## Directive:
Start at the top of the records and, please, print each line exactly through the line that contains "width=4.16cm,minimum height=2.7cm] (kf)", leaving out all pictures.

%%

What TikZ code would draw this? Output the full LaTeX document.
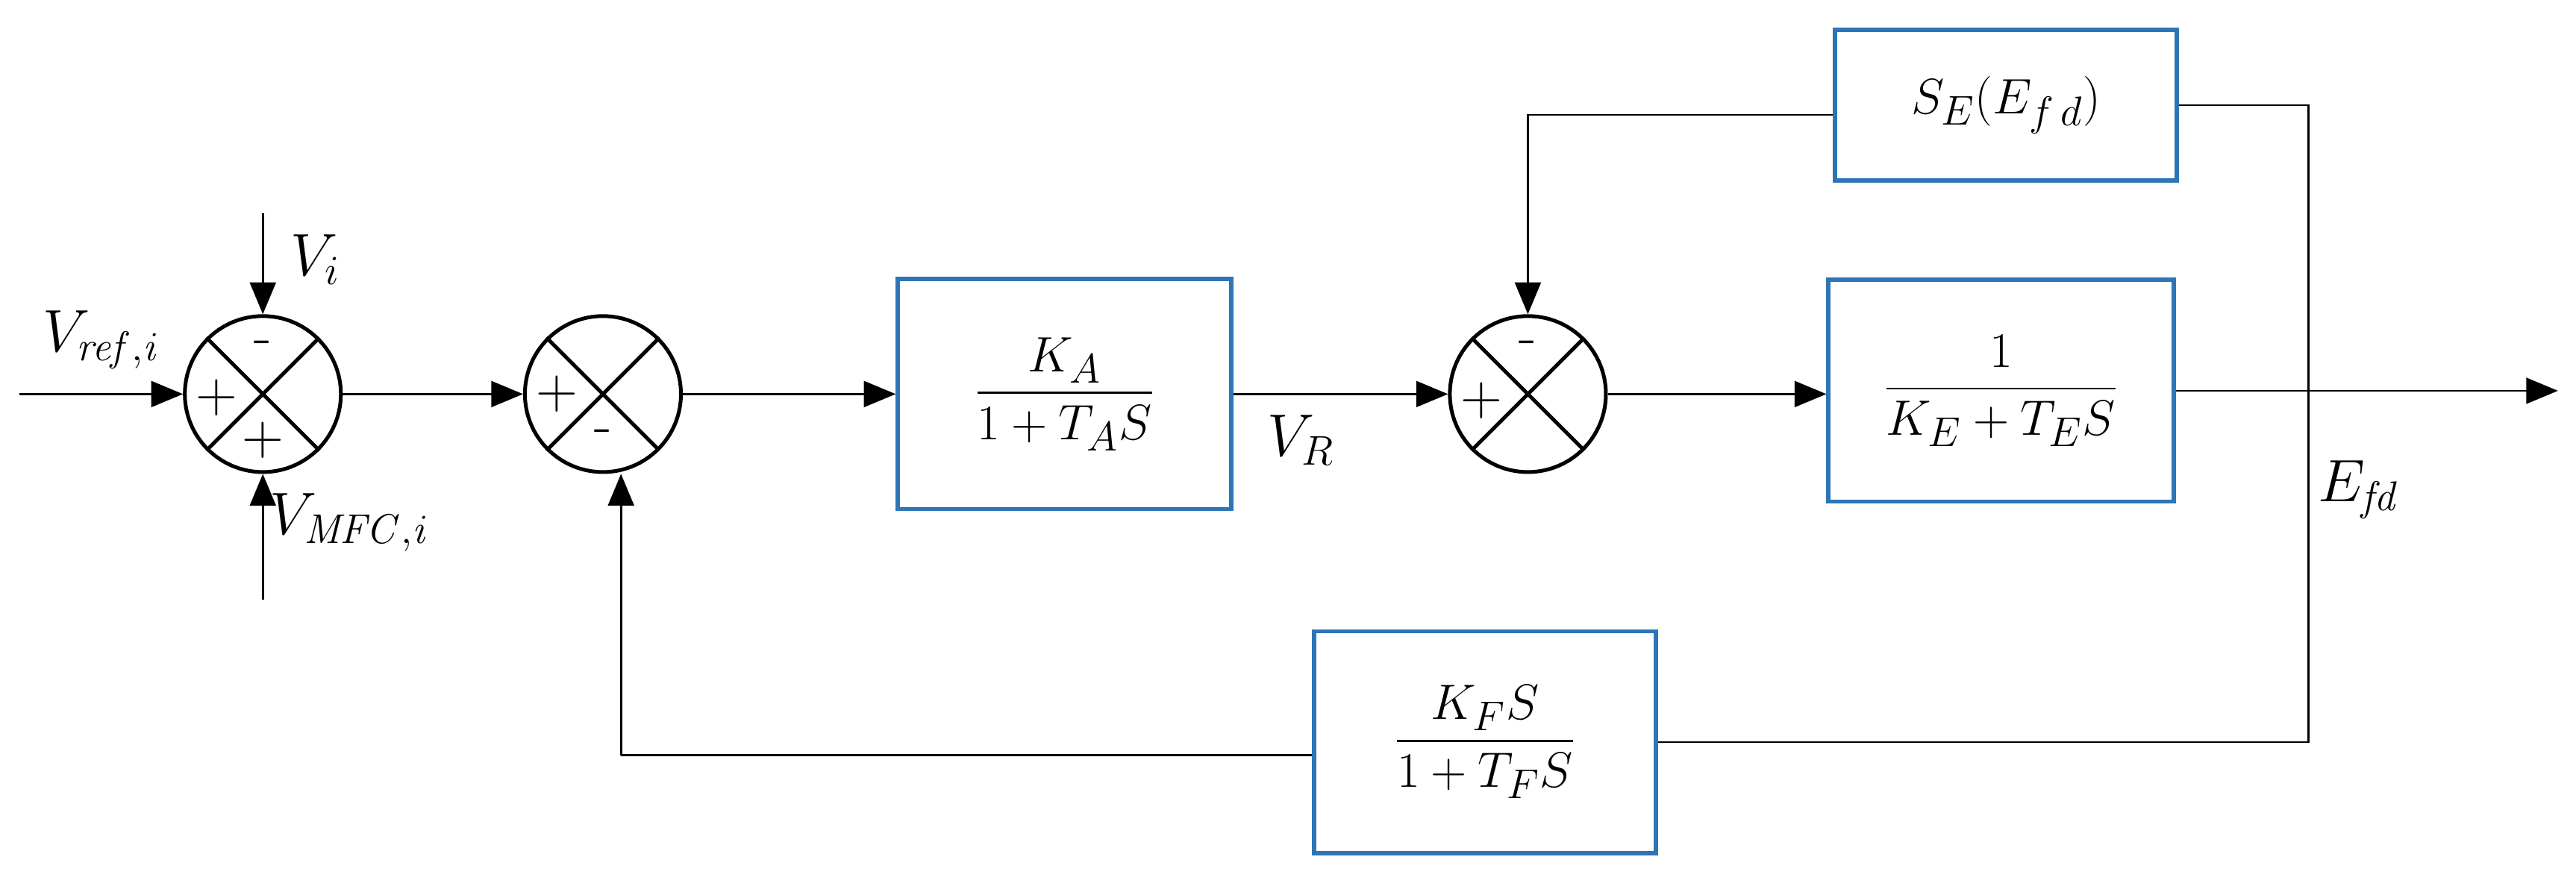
\documentclass[tikz,border=0pt]{standalone}
\usepackage{amsmath}
\usetikzlibrary{arrows.meta}
\definecolor{bx}{RGB}{46,117,182}
\begin{document}
\begin{tikzpicture}[x=0.02cm,y=-0.02cm,
  blk/.style={draw=bx,line width=1.5pt,inner sep=0pt,font=\fontsize{19}{22}\selectfont},
  sum/.style={draw,circle,line width=1.3pt,minimum size=1.9cm,inner sep=0pt},
  ln/.style={line width=0.7pt},
  ar/.style={ln,-{Triangle[length=11pt,width=9pt]}},
  lab/.style={font=\fontsize{21}{24}\selectfont},
  sg/.style={font=\fontsize{20}{20}\selectfont}]
\useasboundingbox (0,0) rectangle (1568,543);
\node[sum] (s1) at (160,240) {};
\node[sum] (s2) at (367,240) {};
\node[sum] (s3) at (930,240) {};
\foreach \s in {s1,s2,s3}{
  \draw[line width=1.3pt] (\s.45)--(\s.225) (\s.135)--(\s.315);}
\node[sg] at (132,242) {+};
\node[sg] at (160,212) {-};
\node[sg] at (160,268) {+};
\node[sg] at (339,240) {+};
\node[sg] at (367,266) {-};
\node[sg] at (902,244) {+};
\node[sg] at (930,212) {-};

\node[blk,minimum width=4.06cm,minimum height=2.8cm] (ka) at (648,240) {$\dfrac{K_A}{1+T_AS}$};
\node[blk,minimum width=4.2cm,minimum height=2.7cm] (ke) at (1218,238) {$\dfrac{1}{K_E+T_ES}$};
\node[blk,minimum width=4.16cm,minimum height=1.84cm] (se) at (1221,64) {$S_E(E_{f\,d})$};
\node[blk,minimum width=4.16cm,minimum height=2.7cm] (kf) at (904,452) {$\dfrac{K_FS}{1+T_FS}$};

\coordinate (in) at (12,240);
\coordinate (vi) at (160,130);
\coordinate (vm) at (160,365);
\coordinate (out) at (1557,238);
\coordinate (j1) at (1405,64);
\coordinate (j2) at (1405,452);
\coordinate (c1) at (930,70);
\coordinate (c2) at (378,460);

\draw[ar] (in)--(s1.west);
\draw[ar] (vi)--(s1.north);
\draw[ar] (vm)--(s1.south);
\draw[ar] (s1.east)--(s2.west);
\draw[ar] (s2.east)--(ka.west);
\draw[ar] (ka.east)--(s3.west);
\draw[ar] (s3.east)--(ke.west|-s3.east);
\draw[ar] (ke.east)--(out);
\draw[ln] (se.east|-j1)--(j1)--(j2)--(kf.east|-j2);
\draw[ar] (se.west|-c1)--(c1)--(s3.north);
\draw[ln] (kf.west|-c2)--(c2);
\draw[ar] (c2)--(c2|-s2.south);

\node[lab] at (62,207) {$V_{\mathit{ref,i}}$};
\node[lab] at (192,158) {$V_{i}$};
\node[lab] at (213,318) {$V_{\mathit{MFC,i}}$};
\node[lab] at (792,268) {$V_{R}$};
\node[lab] at (1436,298) {$E_{\mathit{fd}}$};
\end{tikzpicture}
\end{document}
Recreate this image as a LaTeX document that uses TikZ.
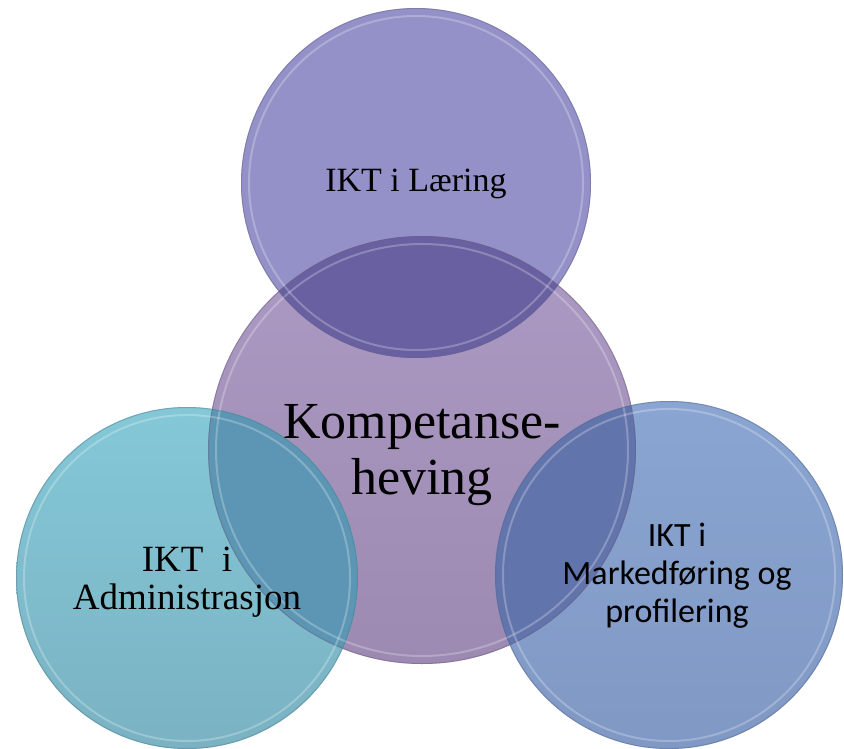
\documentclass[tikz,border=0pt]{standalone}
\usepackage{fontspec}
\setmainfont{Liberation Serif}
\newfontfamily\calibri{Carlito}
\usepackage{xcolor}
\definecolor{cmptop}{RGB}{172,154,196}
\definecolor{cmpbot}{RGB}{156,138,178}
\definecolor{lrnfill}{RGB}{148,145,200}
\definecolor{lrnlens}{RGB}{104,96,160}
\definecolor{admtop}{RGB}{132,200,215}
\definecolor{admbot}{RGB}{122,178,195}
\definecolor{admlens}{RGB}{92,150,180}
\definecolor{mkttop}{RGB}{138,165,210}
\definecolor{mktbot}{RGB}{128,152,196}
\definecolor{mktlens}{RGB}{98,116,172}

\begin{document}
\begin{tikzpicture}[x=1pt,y=-1pt,
  bubble/.style={circle,inner sep=0pt},
  rim/.style={white,opacity=.25,line width=2pt},
  edge/.style={opacity=.45,line width=1pt}]
  \useasboundingbox (0,0) rectangle (844,748);

  % the four bubbles
  \node[bubble,minimum size=428pt,top color=cmptop,bottom color=cmpbot] (cmp) at (422,450) {};
  \node[bubble,minimum size=350pt,fill=lrnfill] (lrn) at (416,183) {};
  \node[bubble,minimum size=342pt,top color=admtop,bottom color=admbot] (adm) at (187,578) {};
  \node[bubble,minimum size=348pt,top color=mkttop,bottom color=mktbot] (mkt) at (669,575) {};

  % overlaps with the middle one
  \begin{scope}
    \clip (cmp) circle[radius=214pt];
    \fill[lrnlens] (lrn) circle[radius=175pt];
    \fill[admlens] (adm) circle[radius=171pt];
    \fill[mktlens] (mkt) circle[radius=174pt];
  \end{scope}

  % glossy rims
  \foreach \n/\r/\c in {cmp/214pt/cmpbot,lrn/175pt/lrnfill,adm/171pt/admbot,mkt/174pt/mktbot} {
    \draw[rim] (\n) circle[radius=\r-8pt];
    \draw[edge,draw=\c!70!black] (\n) circle[radius=\r-.5pt];
  }

  % labels
  \node[font=\fontsize{34}{38}\selectfont] (lrntxt) at (416,184) {IKT i Læring};
  \node[align=center,font=\fontsize{52}{56}\selectfont] (cmptxt) at (422,455) {Kompetanse-\\heving};
  \node[align=center,font=\fontsize{37}{38}\selectfont] (admtxt) at (187,582) {IKT\ \ i\\Administrasjon};
  \node[align=center,font=\calibri\fontsize{34}{38}\selectfont] (mkttxt) at (677,576) {IKT i\\Markedføring og\\profilering};
\end{tikzpicture}
\end{document}
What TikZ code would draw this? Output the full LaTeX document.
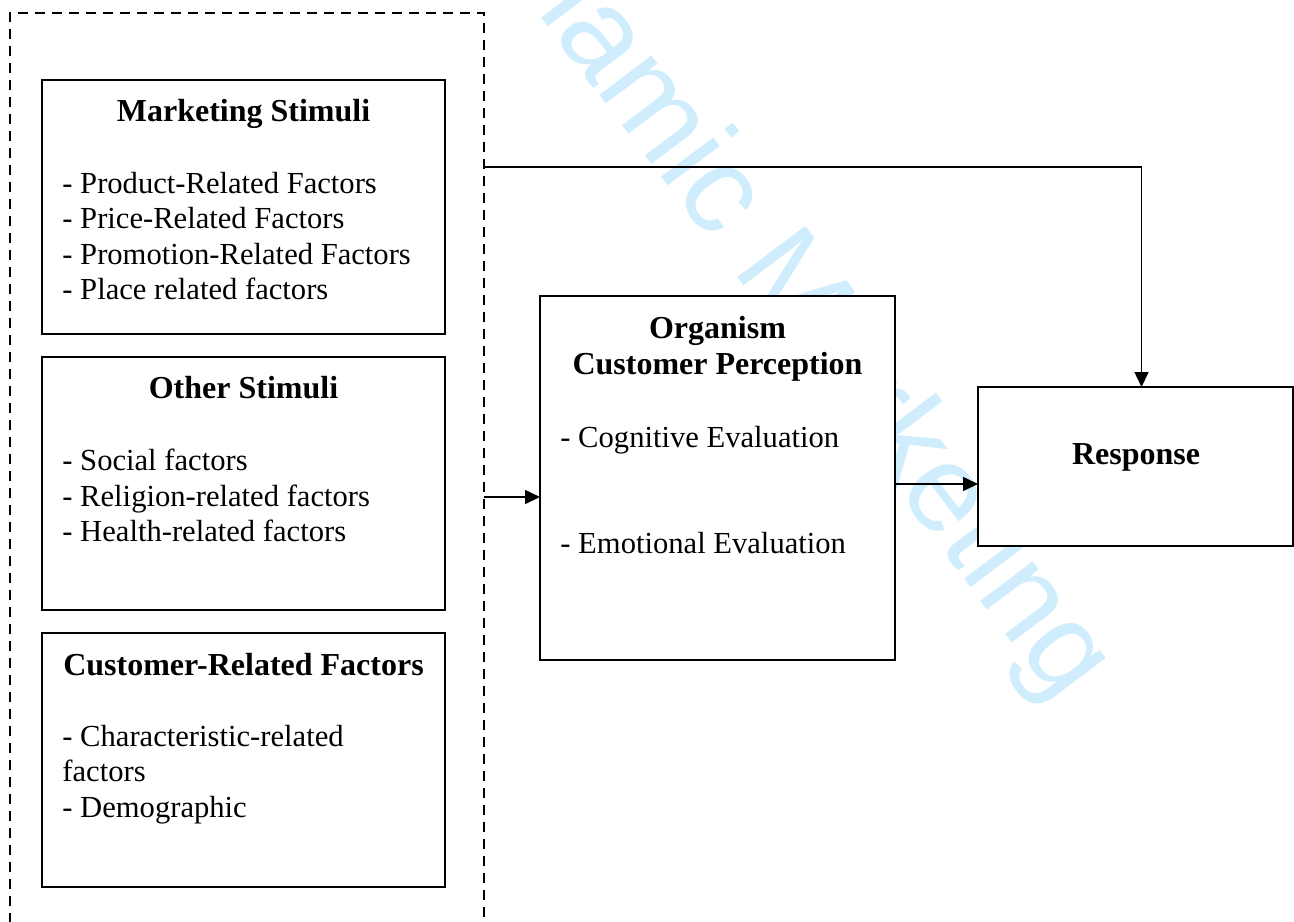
\documentclass[tikz,border=0pt]{standalone}
\usepackage{fontspec}
\setmainfont{Liberation Serif}
\newfontfamily\wmfont{Liberation Sans}
\usetikzlibrary{positioning, calc, arrows.meta}
\definecolor{wmark}{RGB}{207,237,252}

\begin{document}
\begin{tikzpicture}[x=0.5pt, y=-0.5pt,
  box/.style={draw=black, line width=0.75pt, fill=white, anchor=north west, inner sep=0, outer sep=0},
  title/.style={font=\fontsize{16}{18}\selectfont\bfseries, anchor=base, inner sep=0},
  items/.style={font=\fontsize{15.3}{17.65}\selectfont, align=left, anchor=north west, inner sep=0},
  arrow/.style={-{Triangle[length=7.5pt, width=7pt]}, line width=0.75pt}]

  \useasboundingbox (0,0) rectangle (1294,921);
  \clip (0,0) rectangle (1294,921);

  % watermark
  \node[text=wmark, font=\wmfont\fontsize{62}{62}\selectfont, rotate=-53, anchor=base west, inner sep=0] (watermark) at (478,-66) {Islamic Marketing};

  % stimuli frame
  \draw[line width=1.1pt, dash pattern=on 5pt off 3.5pt] (10,940) -- (10,13) -- (484,13) -- (484,940);
  \coordinate (stimuli out 1) at (484,167);
  \coordinate (stimuli out 2) at (484,497);

  \node[box, minimum width=201.5pt, minimum height=127pt] (marketing) at (42,80) {};
  \node[box, minimum width=201.5pt, minimum height=126.5pt] (other) at (42,357) {};
  \node[box, minimum width=201.5pt, minimum height=127pt] (customer) at (42,633) {};
  \node[box, minimum width=177.5pt, minimum height=182pt] (organism) at (540,296) {};
  \node[box, minimum width=157.5pt, minimum height=79.5pt] (response) at (978,387) {};

  \node[title] (marketing title) at (243.5,121) {Marketing Stimuli};
  \node[items] (marketing list) at (62,172) {- Product-Related Factors\\- Price-Related Factors\\- Promotion-Related Factors\\- Place related factors};

  \node[title] (other title) at (243.5,398) {Other Stimuli};
  \node[items] (other list) at (62,449) {- Social factors\\- Religion-related factors\\- Health-related factors};

  \node[title] (customer title) at (243.5,675) {Customer-Related Factors};
  \node[items] (customer list) at (62,725) {- Characteristic-related\\factors\\- Demographic};

  \node[title, align=center, anchor=north] (organism title) at (717.5,316) {Organism\\Customer Perception};
  \node[items, anchor=base west] (cognitive) at (560,447) {- Cognitive Evaluation};
  \node[items, anchor=base west] (emotional) at (560,553) {- Emotional Evaluation};

  \node[title] (response title) at (1136,464) {Response};

  \coordinate (response in) at ($(response.west)+(0,17.5)$);

  \draw[arrow] (stimuli out 1) -| ([xshift=3pt]response.north);
  \draw[arrow] (stimuli out 2) -- (stimuli out 2 -| organism.west);
  \draw[arrow] (organism.east |- response in) -- (response in);
\end{tikzpicture}
\end{document}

%%

## Problem solution:
What TikZ code would draw this? Output the full LaTeX document.
\documentclass[tikz,border=0pt]{standalone}
\usepackage{amsmath}
\usetikzlibrary{arrows.meta}
\definecolor{bx}{RGB}{46,117,182}
\begin{document}
\begin{tikzpicture}[x=0.02cm,y=-0.02cm,
  blk/.style={draw=bx,line width=1.5pt,inner sep=0pt,font=\fontsize{19}{22}\selectfont},
  sum/.style={draw,circle,line width=1.3pt,minimum size=1.9cm,inner sep=0pt},
  ln/.style={line width=0.7pt},
  ar/.style={ln,-{Triangle[length=11pt,width=9pt]}},
  lab/.style={font=\fontsize{21}{24}\selectfont},
  sg/.style={font=\fontsize{20}{20}\selectfont}]
\useasboundingbox (0,0) rectangle (1568,543);
\node[sum] (s1) at (160,240) {};
\node[sum] (s2) at (367,240) {};
\node[sum] (s3) at (930,240) {};
\foreach \s in {s1,s2,s3}{
  \draw[line width=1.3pt] (\s.45)--(\s.225) (\s.135)--(\s.315);}
\node[sg] at (132,242) {+};
\node[sg] at (160,212) {-};
\node[sg] at (160,268) {+};
\node[sg] at (339,240) {+};
\node[sg] at (367,266) {-};
\node[sg] at (902,244) {+};
\node[sg] at (930,212) {-};

\node[blk,minimum width=4.06cm,minimum height=2.8cm] (ka) at (648,240) {$\dfrac{K_A}{1+T_AS}$};
\node[blk,minimum width=4.2cm,minimum height=2.7cm] (ke) at (1218,238) {$\dfrac{1}{K_E+T_ES}$};
\node[blk,minimum width=4.16cm,minimum height=1.84cm] (se) at (1221,64) {$S_E(E_{f\,d})$};
\node[blk,minimum width=4.16cm,minimum height=2.7cm] (kf) at (904,452) {$\dfrac{K_FS}{1+T_FS}$};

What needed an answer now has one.